-- Start --
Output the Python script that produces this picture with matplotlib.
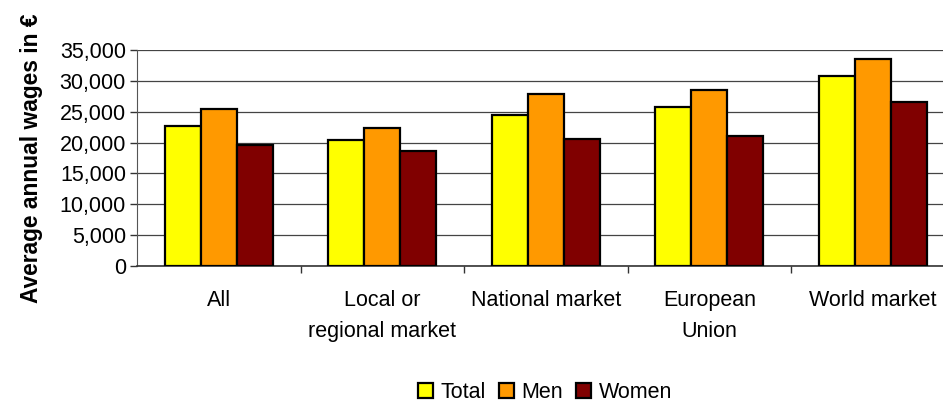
import numpy as np
import matplotlib.pyplot as plt
from matplotlib.ticker import FuncFormatter

plt.rcParams['font.family'] = ['Liberation Sans', 'DejaVu Sans']

categories = ['All', 'Local or\nregional market', 'National market', 'European\nUnion', 'World market']
total = [22700, 20400, 24400, 25700, 30800]
men = [25400, 22300, 27800, 28500, 33500]
women = [19600, 18600, 20600, 21000, 26500]
series_names = ['Total', 'Men', 'Women']
colors = ['#ffff00', '#ff9900', '#800000']

fig = plt.figure(figsize=(9.43, 4.05), dpi=100)
ax = fig.add_axes([0.1453, 0.343, 0.867, 0.5335])

x = np.arange(len(categories))
w = 0.22
for i, (vals, name, c) in enumerate(zip([total, men, women], series_names, colors)):
    ax.bar(x + (i - 1) * w, vals, w, color=c, edgecolor='black', linewidth=1.6,
           label=name, zorder=3)

ax.set_xlim(-0.5, len(categories) - 0.5)
ax.set_ylim(0, 35000)
ax.set_yticks(np.arange(0, 35001, 5000))
ax.yaxis.set_major_formatter(FuncFormatter(lambda v, p: f'{int(v):,}'))
ax.grid(axis='y', color='#444444', linewidth=0.9, zorder=0)

ax.set_xticks(x)
ax.set_xticklabels(categories, fontsize=15.5, linespacing=1.65)
ax.set_xticks(np.arange(0.5, len(categories) - 0.5), minor=True)
ax.tick_params(axis='x', which='major', length=0, pad=17)
ax.tick_params(axis='x', which='minor', length=5, width=1, color='#333333')
ax.tick_params(axis='y', labelsize=15.5, length=5, width=1, color='#333333', pad=3)

for side in ['top', 'right']:
    ax.spines[side].set_visible(False)
ax.spines['left'].set_color('#555555')
ax.spines['bottom'].set_color('#333333')
ax.spines['bottom'].set_linewidth(1.2)

fig.text(0.033, 0.61, 'Average annual wages in €', rotation=90, fontsize=16.4,
         fontweight='bold', ha='center', va='center')

# legend sits right under the plot, close to the bottom edge
fig.legend(loc='lower center', bbox_to_anchor=(0.578, -0.042), ncol=3, frameon=False,
           fontsize=15.5, handlelength=0.7, handleheight=0.7, handletextpad=0.35,
           columnspacing=0.6)

fig.savefig('out.png', dpi=100)
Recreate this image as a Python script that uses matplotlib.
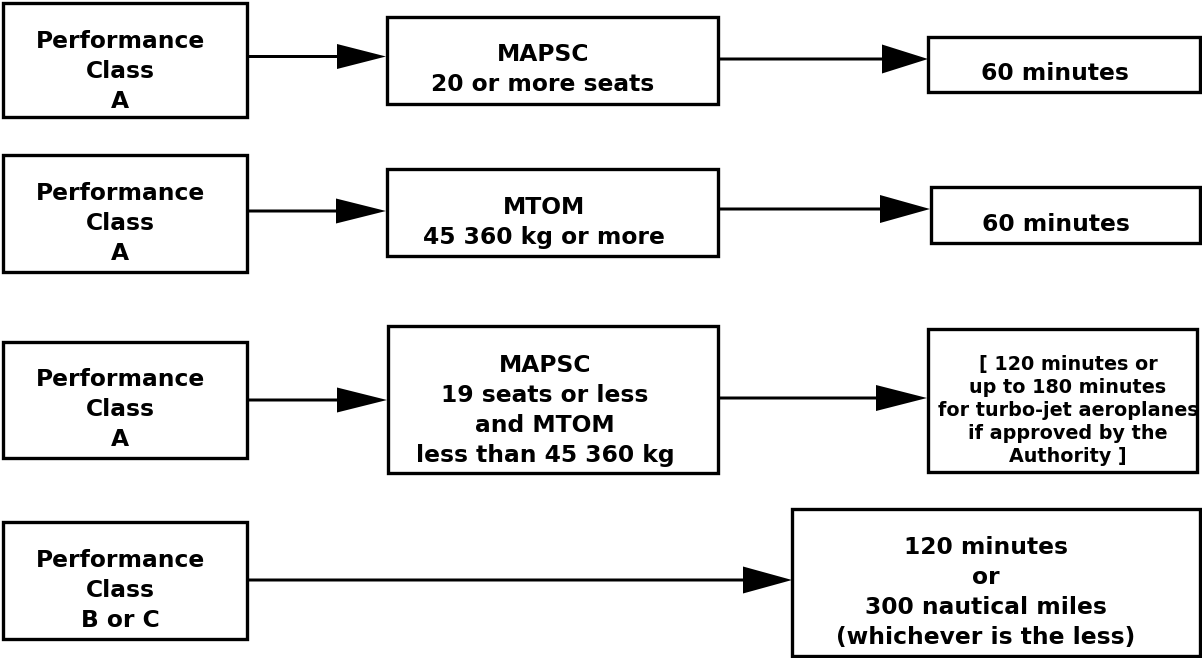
import matplotlib
matplotlib.use("Agg")
import matplotlib.pyplot as plt
from matplotlib.patches import Rectangle

# ---- content ----
left_texts = [
    ["Performance", "Class", "A"],
    ["Performance", "Class", "A"],
    ["Performance", "Class", "A"],
    ["Performance", "Class", "B or C"],
]
middle_texts = [
    ["MAPSC", "20 or more seats"],
    ["MTOM", "45 360 kg or more"],
    ["MAPSC", "19 seats or less", "and MTOM", "less than 45 360 kg"],
]
right_texts = [
    ["60 minutes"],
    ["60 minutes"],
    ["[ 120 minutes or", "up to 180 minutes", "for turbo-jet aeroplanes",
     "if approved by the", "Authority ]"],
    ["120 minutes", "or", "300 nautical miles", "(whichever is the less)"],
]

# ---- layout (pixel coordinates, y downwards) ----
W, H = 1202, 658
left_boxes = [(3, 3, 247, 117), (3, 155, 247, 272), (3, 342, 247, 458), (3, 522, 247, 639)]
middle_boxes = [(387, 17, 718, 104), (387, 169, 718, 256), (388, 326, 718, 473)]
right_boxes = [(928, 37, 1200, 92), (931, 187, 1200, 243), (928, 329, 1197, 472), (792, 509, 1200, 656)]

left_tc = [(120, 69), (120, 221), (120, 407.5), (120, 588)]
middle_tc = [(543, 67.5), (544, 220), (545, 408)]
right_tc = [(1055, 71), (1056, 222), (1068, 409), (986, 590)]
FS = 16.8
right_fs = [FS, FS, 13.8, FS]
right_sp = [30, 30, 23, 30]

# arrows: (x_start, x_end, y, head_length, head_width)
arrows = [
    (247, 386, 56.5, 49, 25), (718, 928, 59, 46, 29),
    (247, 386, 211, 50, 25), (718, 930, 209, 50, 28),
    (247, 387, 400, 50, 25), (718, 927, 398, 51, 26),
    (247, 792, 580, 49, 27),
]

fig = plt.figure(figsize=(W / 100, H / 100), dpi=100)
ax = fig.add_axes([0, 0, 1, 1])
ax.set_xlim(0, W)
ax.set_ylim(H, 0)
ax.axis("off")

FONT = "DejaVu Sans"


def draw_box(b):
    x0, y0, x1, y1 = b
    ax.add_patch(Rectangle((x0, y0), x1 - x0, y1 - y0, fill=False,
                           edgecolor="black", linewidth=2.4))


def draw_lines(lines, center, fs=FS, spacing=30):
    cx, cy = center
    cap = 0.729 * fs * 100 / 72
    n = len(lines)
    for i, s in enumerate(lines):
        yc = cy + (i - (n - 1) / 2) * spacing
        ax.text(cx, yc + cap / 2, s, ha="center", va="baseline",
                fontsize=fs, fontweight="bold", family=FONT, color="black")


for b, t, c in zip(left_boxes, left_texts, left_tc):
    draw_box(b)
    draw_lines(t, c)
for b, t, c in zip(middle_boxes, middle_texts, middle_tc):
    draw_box(b)
    draw_lines(t, c)
for b, t, c, fs, sp in zip(right_boxes, right_texts, right_tc, right_fs, right_sp):
    draw_box(b)
    draw_lines(t, c, fs, sp)

for xs, xe, y, hl, hw in arrows:
    ax.arrow(xs, y, xe - xs, 0, width=3, head_length=hl, head_width=hw,
             length_includes_head=True, color="black", linewidth=0)

fig.savefig("out.png", dpi=100, facecolor="white")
-- End --
→ **Task instructions**:
Take every line above carrying "Python" and return it.

→ **Solution**:
Output the Python script that produces this picture with matplotlib.
Recreate this image as a Python script that uses matplotlib.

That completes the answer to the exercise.